Citizen of the World: Humans of IBCoM with Emma Tanago

After attending our last lecture of MIA, I sat down with first-year IBCoM student Emma, to interview her for this HOI edition. We talked about her insights into IBCoM and experiences as a global citizen. Furthermore, Emma expressed her contribution to changing the climate!

When asking about her choice to study IBCoM, Emma expressed that she had no clue what she wanted to study: “I had a few study options in mind but wasn’t sure if those could connect my skills with my interests”. Luckily, her mom helped her out: “She advised me about studying in the field of communication as I enjoy social activities that required good communication skills, such as doing a TedTalk in high school”.

Eventually, the location became the deciding factor. Due to Emma already owning a European passport, she decided to find an English study in the Netherlands. She applied for four studies, but IBCoM became the final decision. “I ended up choosing IBCoM in Rotterdam as I felt more genuine about my IBCoM motivation letter,” she said.

After studying for a few months, I asked Emma about her insights into IBCoM. “The study is diverse, enjoyable and very interesting.” She expressed how the concepts could be applied to society and her own life, an aspect she missed in comparison to high school. “It’s important to understand how the media products we consume all the time and take for granted can influence us”.

Speaking about her life, Emma defined herself as a “Citizen of the World”. Emma was born in Madrid but started her baby life in El Salvador as her roots originated from both places. After 1,5 years, she moved to Honduras for 3 years. As for her education, she started elementary school back in Spain but finished it in India. After turning 12, Emma moved back to Spain for middle school. Eventually, she ended up graduating high school in Brazil, where she left to become a student in Rotterdam!
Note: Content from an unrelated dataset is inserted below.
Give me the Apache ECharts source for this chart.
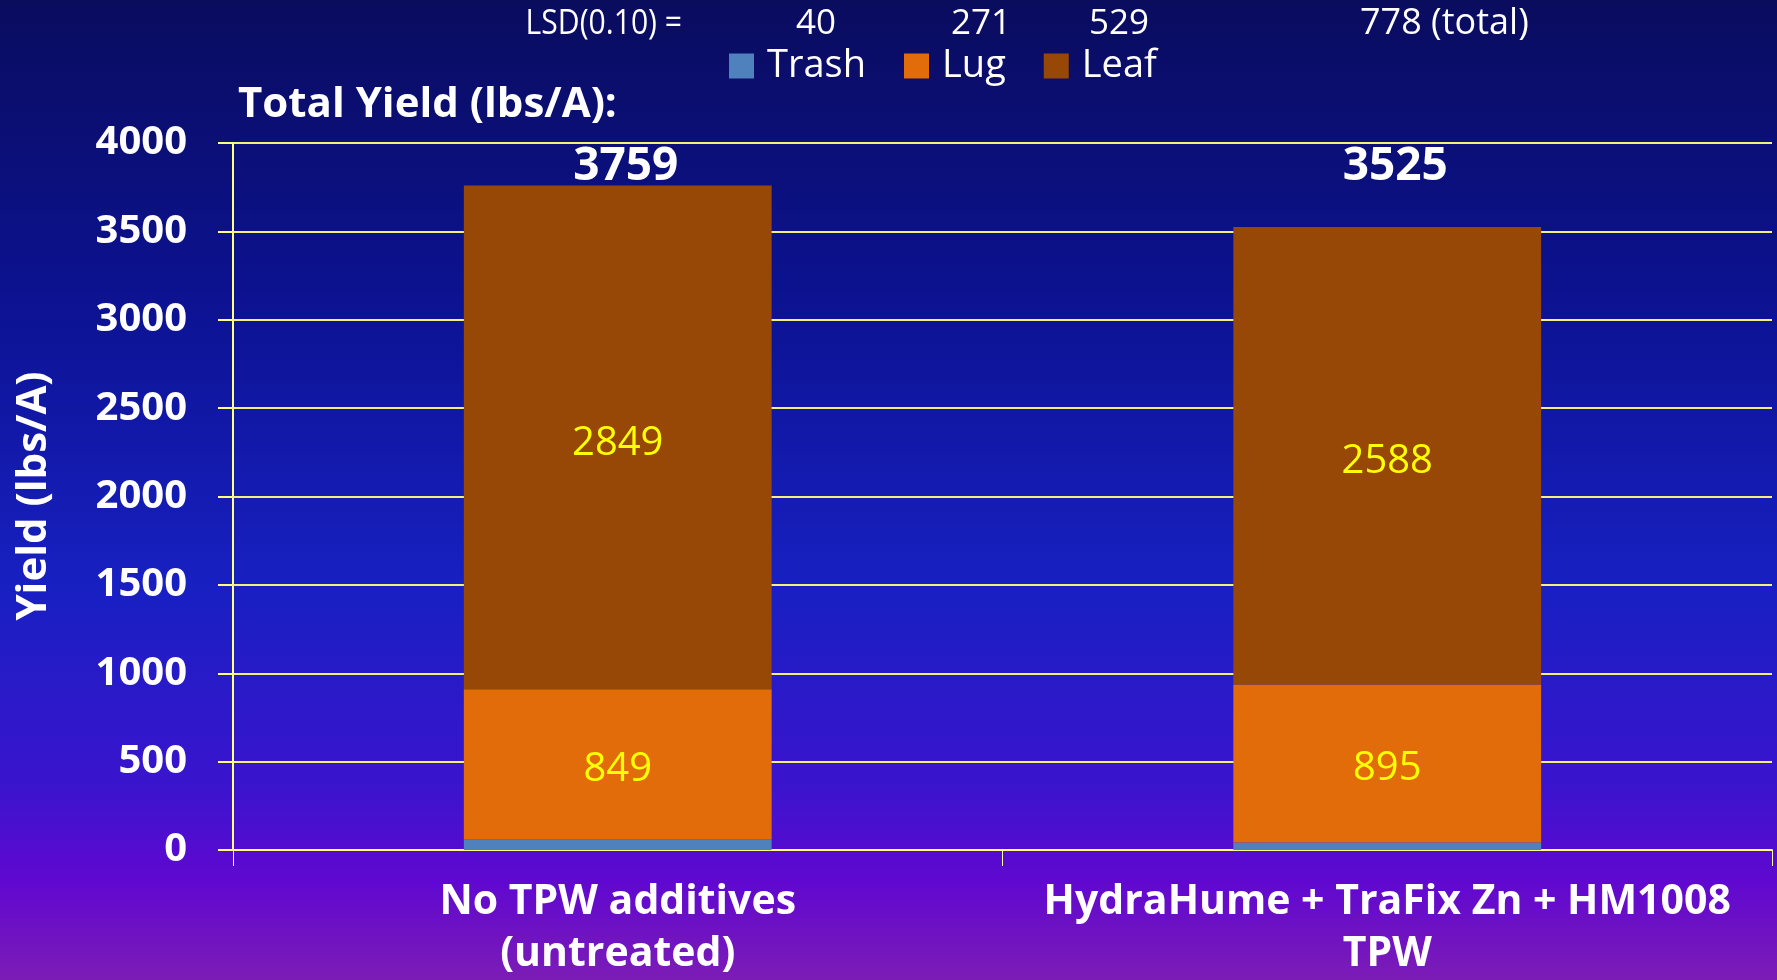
<!DOCTYPE html>
<html>
<head>
<meta charset="utf-8">
<script src="https://cdn.jsdelivr.net/npm/echarts@6/dist/echarts.min.js"></script>
<style>
html,body{margin:0;padding:0;width:1777px;height:980px;overflow:hidden;}
#c{width:1777px;height:980px;}
</style>
</head>
<body>
<div id="c"></div>
<script>
const categories = ['No TPW additives\n(untreated)', 'HydraHume + TraFix Zn + HM1008\nTPW'];
const trash = [61, 42];
const lug = [849, 895];
const leaf = [2849, 2588];
const totals = [3759, 3525];
const yTicks = [0, 500, 1000, 1500, 2000, 2500, 3000, 3500, 4000];
const lsdLabel = 'LSD(0.10) =';
const lsdValues = ['40', '271', '529', '778 (total)'];

// layout: the total labels sit in a row near the top of the plot
const TOTAL_LABEL_LEVEL = 3864;

const FONT = '"Open Sans", "Noto Sans", sans-serif';
const chart = echarts.init(document.getElementById('c'));

const bg = new echarts.graphic.LinearGradient(0, 0, 0, 1, [
  {offset: 0, color: '#0A0C5E'},
  {offset: 0.3, color: '#0C1290'},
  {offset: 0.6, color: '#1820C2'},
  {offset: 0.8, color: '#3A14CE'},
  {offset: 0.9, color: '#6008D0'},
  {offset: 1, color: '#7C1CB6'}
]);

chart.setOption({
  backgroundColor: bg,
  animation: false,
  textStyle: {fontFamily: FONT},
  grid: {left: 233, right: 5, top: 143, bottom: 129, containLabel: false},
  legend: {
    data: ['Trash', 'Lug', 'Leaf'],
    left: 724, top: 42,
    icon: 'rect', itemWidth: 25, itemHeight: 25, itemGap: 38,
    textStyle: {color: '#fff', fontSize: 38, fontFamily: FONT, padding: [0, 0, 0, 8]}
  },
  xAxis: {
    type: 'category',
    data: categories,
    axisLine: {show: true, lineStyle: {color: '#FFFF80', width: 2}},
    axisTick: {show: true, interval: 0, length: 16, lineStyle: {color: '#FFFF99', width: 1}},
    axisLabel: {interval: 0, color: '#fff', fontSize: 41, fontWeight: 'bold', lineHeight: 52, margin: 26, fontFamily: FONT}
  },
  yAxis: {
    type: 'value', min: yTicks[0], max: yTicks[yTicks.length - 1], interval: 500,
    axisLine: {show: true, lineStyle: {color: '#FFFF80', width: 2}},
    axisTick: {show: true, length: 15, lineStyle: {color: '#FFFF80', width: 2}},
    splitLine: {show: true, lineStyle: {color: '#F4F080', width: 2}},
    axisLabel: {color: '#fff', fontSize: 40, fontWeight: 'bold', margin: 46, fontFamily: FONT,
      formatter: v => String(v)}
  },
  series: [
    {name: 'Trash', type: 'bar', stack: 's', barWidth: '40%', data: trash,
     itemStyle: {color: '#4F81BD'}, label: {show: false}},
    {name: 'Lug', type: 'bar', stack: 's', data: lug,
     itemStyle: {color: '#E36C0A'},
     label: {show: true, position: 'inside', offset: [0, 5], color: '#FFFF00', fontSize: 40, fontFamily: FONT}},
    {name: 'Leaf', type: 'bar', stack: 's', data: leaf,
     itemStyle: {color: '#974806'},
     label: {show: true, position: 'inside', offset: [0, 6], color: '#FFFF00', fontSize: 40, fontFamily: FONT}},
    {name: 'Total', type: 'line', data: totals.map(() => TOTAL_LABEL_LEVEL),
     symbol: 'circle', symbolSize: 2, showSymbol: true,
     itemStyle: {color: 'rgba(0,0,0,0)', borderWidth: 0}, lineStyle: {width: 0, color: 'rgba(0,0,0,0)'},
     label: {show: true, position: 'inside', offset: [8, 0], color: '#ffffff', fontSize: 46, fontWeight: 'bold', fontFamily: FONT,
       formatter: p => String(totals[p.dataIndex])},
     z: 10}
  ],
  graphic: [
    {type: 'text', left: 238, top: 84, style: {text: 'Total Yield (lbs/A):', fill: '#fff', font: 'bold 42px ' + FONT}},
    {type: 'text', x: 34, y: 496, rotation: Math.PI / 2,
     style: {text: 'Yield (lbs/A)', fill: '#fff', font: 'bold 42px ' + FONT, textAlign: 'center', textVerticalAlign: 'middle'}},
    {type: 'text', x: 682, y: 24, scaleX: 0.86, style: {text: lsdLabel, fill: '#fff', font: '35px ' + FONT, textAlign: 'right', textVerticalAlign: 'middle'}},
    {type: 'text', x: 816, y: 24, style: {text: lsdValues[0], fill: '#fff', font: '35px ' + FONT, textAlign: 'center', textVerticalAlign: 'middle'}},
    {type: 'text', x: 981, y: 24, style: {text: lsdValues[1], fill: '#fff', font: '35px ' + FONT, textAlign: 'center', textVerticalAlign: 'middle'}},
    {type: 'text', x: 1119, y: 24, style: {text: lsdValues[2], fill: '#fff', font: '35px ' + FONT, textAlign: 'center', textVerticalAlign: 'middle'}},
    {type: 'text', x: 1360, y: 24, style: {text: lsdValues[3], fill: '#fff', font: '36px ' + FONT, textAlign: 'left', textVerticalAlign: 'middle'}}
  ]
});
</script>
</body>
</html>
To Emma, all 5 countries have a special part in her heart. She described Salvadoran people as communal and true-hearted. India was chaotic but colourful with attentive individuals. In Brazil, Emma felt welcomed as the people were warm-hearted and open. When comparing Spain and the Netherlands, Emma pointed out that both countries made her feel very safe.

Constantly moving around the world has its’ own pros and cons. Emma mentioned how it gave her opportunities to meet many people and how it stimulated her to be open-minded and open-hearted. However, she had to cope with saying goodbye occasionally every time she had to leave. It also established a sense of feeling rootless. “I don’t know what to rely on and where to fall to. Sometimes, it feels like I’m being driven by the wind,” she explains.
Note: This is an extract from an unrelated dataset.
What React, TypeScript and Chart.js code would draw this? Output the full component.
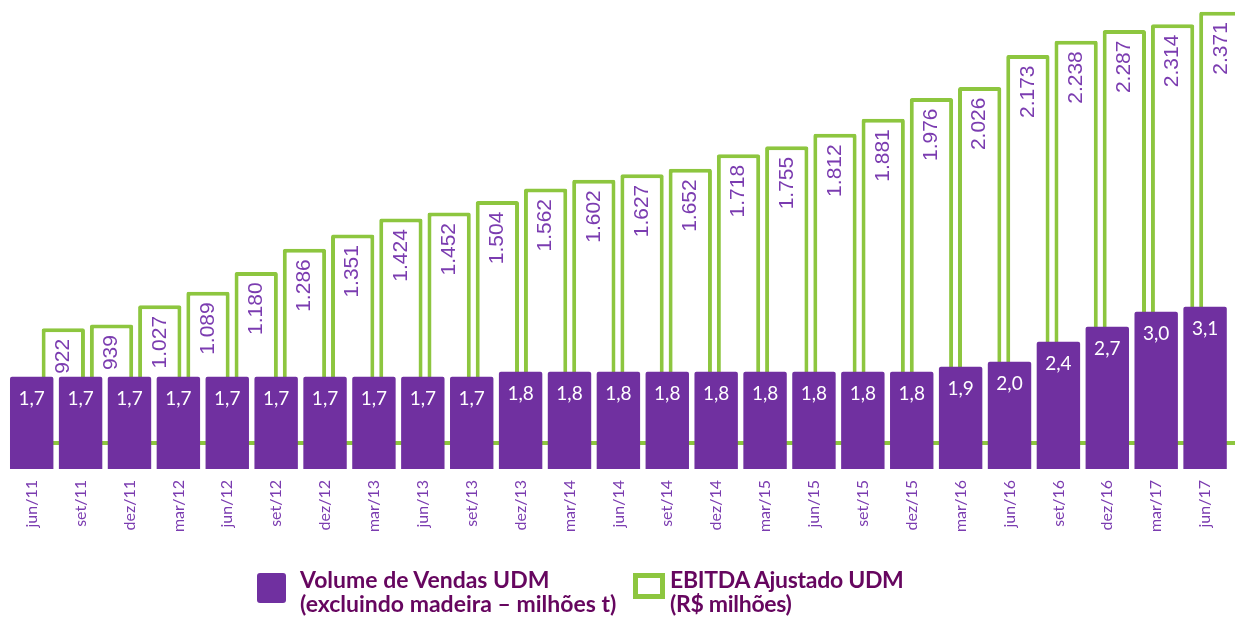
import React, { useEffect, useRef } from 'react';
import { Chart, registerables } from 'chart.js';

Chart.register(...registerables);

const categories = [
  'jun/11', 'set/11', 'dez/11', 'mar/12', 'jun/12', 'set/12', 'dez/12', 'mar/13', 'jun/13', 'set/13',
  'dez/13', 'mar/14', 'jun/14', 'set/14', 'dez/14', 'mar/15', 'jun/15', 'set/15', 'dez/15', 'mar/16',
  'jun/16', 'set/16', 'dez/16', 'mar/17', 'jun/17',
];

const volumeValues = [
  1.7, 1.7, 1.7, 1.7, 1.7, 1.7, 1.7, 1.7, 1.7, 1.7,
  1.8, 1.8, 1.8, 1.8, 1.8, 1.8, 1.8, 1.8, 1.8, 1.9,
  2.0, 2.4, 2.7, 3.0, 3.1,
];

const ebitdaValues = [
  922, 939, 1027, 1089, 1180, 1286, 1351, 1424, 1452, 1504,
  1562, 1602, 1627, 1652, 1718, 1755, 1812, 1881, 1976, 2026,
  2173, 2238, 2287, 2314, 2371,
];

const PURPLE = '#7030A0';
const GREEN = '#8DC63F';
const LABEL_PURPLE = '#7B3CB0';
const LEGEND_TEXT = '#66065F';

const fmtVolume = (v: number) => v.toFixed(1).replace('.', ',');
const fmtEbitda = (v: number) => {
  const s = String(Math.round(v));
  return s.length > 3 ? s.slice(0, s.length - 3) + '.' + s.slice(s.length - 3) : s;
};

const integerTicks = (scale: any) => {
  scale.ticks = categories.map((_, i) => ({ value: i }));
};

const valueLabels = {
  id: 'valueLabels',
  afterDatasetsDraw(chart: any) {
    const ctx = chart.ctx;
    const gMeta = chart.getDatasetMeta(1);
    ctx.save();
    ctx.fillStyle = LABEL_PURPLE;
    ctx.font = '21px "Liberation Sans Narrow", "Liberation Sans", Arial, sans-serif';
    ctx.textAlign = 'right';
    ctx.textBaseline = 'middle';
    gMeta.data.forEach((el: any, i: number) => {
      ctx.save();
      ctx.translate(el.x, el.y + 10.5);
      ctx.rotate(-Math.PI / 2);
      ctx.fillText(fmtEbitda(ebitdaValues[i]), 0, 0);
      ctx.restore();
    });
    const pMeta = chart.getDatasetMeta(0);
    ctx.fillStyle = '#FFFFFF';
    ctx.font = '19px Lato, "Open Sans", sans-serif';
    ctx.textAlign = 'center';
    ctx.textBaseline = 'middle';
    pMeta.data.forEach((el: any, i: number) => {
      ctx.fillText(fmtVolume(volumeValues[i]), el.x, el.y + 22);
    });
    ctx.restore();
  },
};

export default function App() {
  const canvasRef = useRef<HTMLCanvasElement | null>(null);

  useEffect(() => {
    if (!canvasRef.current) return;
    const chart = new Chart(canvasRef.current, {
      type: 'bar',
      data: {
        datasets: [
          {
            label: 'Volume de Vendas UDM (excluindo madeira – milhões t)',
            data: volumeValues.map((v, i) => ({ x: i, y: v })),
            xAxisID: 'x',
            yAxisID: 'y',
            backgroundColor: PURPLE,
            borderWidth: 0,
            borderRadius: 2,
            base: -0.146,
            grouped: false,
            barPercentage: 0.888,
            categoryPercentage: 1,
          },
          {
            label: 'EBITDA Ajustado UDM (R$ milhões)',
            data: ebitdaValues.map((v, i) => ({ x: i, y: v })),
            xAxisID: 'x2',
            yAxisID: 'y2',
            backgroundColor: '#FFFFFF',
            borderColor: GREEN,
            borderWidth: 4,
            borderSkipped: false,
            borderRadius: 2,
            base: 388,
            grouped: false,
            barPercentage: 0.898,
            categoryPercentage: 1,
            clip: false,
          },
        ],
      } as any,
      options: {
        animation: false,
        responsive: false,
        devicePixelRatio: 1,
        layout: { padding: 0 },
        plugins: {
          legend: { display: false },
          tooltip: { enabled: false },
        },
        scales: {
          x: {
            type: 'linear',
            position: 'bottom',
            bounds: 'data',
            offset: false,
            min: -0.6484,
            max: 24.612,
            grid: { display: false, drawTicks: false, offset: false },
            border: { display: false },
            afterBuildTicks: integerTicks,
            afterFit: (scale: any) => {
              scale.height = 150;
              scale.paddingLeft = 0;
              scale.paddingRight = 0;
            },
            ticks: {
              autoSkip: false,
              maxRotation: 90,
              minRotation: 90,
              padding: 11,
              color: LABEL_PURPLE,
              font: { family: 'Lato, "Open Sans", sans-serif', size: 16 },
              callback: (value: any) => {
                const idx = Math.round(Number(value));
                return categories[idx] ?? '';
              },
            },
          },
          x2: {
            type: 'linear',
            display: false,
            bounds: 'data',
            offset: false,
            min: -1.3125,
            max: 24.294,
            afterBuildTicks: integerTicks,
          },
          y: {
            type: 'linear',
            display: false,
            min: -0.146,
            max: 9.234,
          },
          y2: {
            type: 'linear',
            display: false,
            min: 278,
            max: 2424.5,
          },
        },
      } as any,
      plugins: [valueLabels],
    });
    return () => chart.destroy();
  }, []);

  const legendText: React.CSSProperties = {
    position: 'absolute',
    top: 567,
    fontFamily: 'Lato, "Open Sans", sans-serif',
    fontWeight: 700,
    fontSize: 23,
    lineHeight: '24px',
    color: LEGEND_TEXT,
    whiteSpace: 'nowrap',
  };

  return (
    <div style={{ position: 'absolute', left: 0, top: 0, width: 1235, height: 619, background: '#FFFFFF', overflow: 'hidden' }}>
      <canvas ref={canvasRef} width={1235} height={619} style={{ display: 'block' }} />
      <div style={{ position: 'absolute', left: 257, top: 573, width: 29, height: 30, background: PURPLE, borderRadius: 3 }} />
      <div style={{ ...legendText, left: 300 }}>
        Volume de Vendas UDM
        <br />
        (excluindo madeira – milhões t)
      </div>
      <div
        style={{
          position: 'absolute',
          left: 633,
          top: 573,
          width: 32,
          height: 26,
          boxSizing: 'border-box',
          border: `5px solid ${GREEN}`,
          filter: 'blur(0.5px)',
        }}
      />
      <div style={{ ...legendText, left: 670, letterSpacing: '-0.3px' }}>
        EBITDA Ajustado UDM
        <br />
        (R$ milhões)
      </div>
    </div>
  );
}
Our last discussed topic was her commitment and contribution in changing the climate. Emma is a member of the Post Plastic Generation (PPG), a part of the sustainability hub at Erasmus, and participated with the climate strike in the Hague on September 27. “It feels good to support a cause with such a big number of people. It felt impactful as many contributed to the social movement.”

Emma believes climate strikes are essential for our generation. “We should come together and publicly voice about the climate!” “Small things help! Recycle, be aware, inform yourself. Also have the courage to do the big things, such as participating in climate strikes.”

I would like to thank Emma for her time, and I hope you enjoyed knowing more about the life of Emma!